Whether or not we forget God depends upon how we answer two questions “Do we yearn for God, His nurture and His sustenance as strongly as a child yearns for the breast?” “Do we remember God as intimately as His name being engraved into our hands?” If your answer to those questions is “Yes,” you will be able to correctly answer the following questions.
Will we forget? Or, when all those around us chatter about and glorify sports or shopping, movie stars or cars, will we remember to glorify God?
When the world around us smirks, calling God a silly myth, will we make a defense for the true hope which lies within us?

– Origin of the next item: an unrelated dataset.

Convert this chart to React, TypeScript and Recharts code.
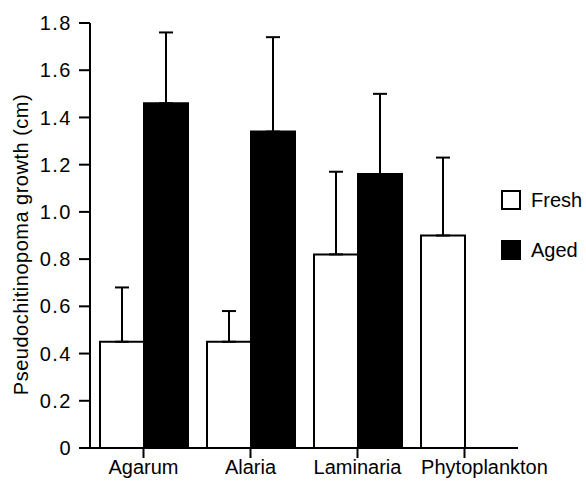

When someone says the Bible can’t be true, are we prepared to prove that it is true?
When some brethren claim God’s narrow way is too narrow, will we convince them that the narrow way is also the sure and only way.
When some say that God’s plan for marriage or His design for our worship no longer matters, will we convince them that it matters to God?
When so many distractions and responsibilities clutter our days, will we remember a greater priority, the Great Commission?
If we are still prone to forget God, perhaps, it will help to remember the words which we sing, based upon Isaiah 49:15. “I will not forget thee or leave thee; in my arms I’ll hold thee; in my arms I’ll fold thee. I will not forget thee or leave thee; I am thy redeemer, I will care for thee.”
God cannot forget His children. So, if all else fails, let us write it on our hands, but never let us forget to talk about God.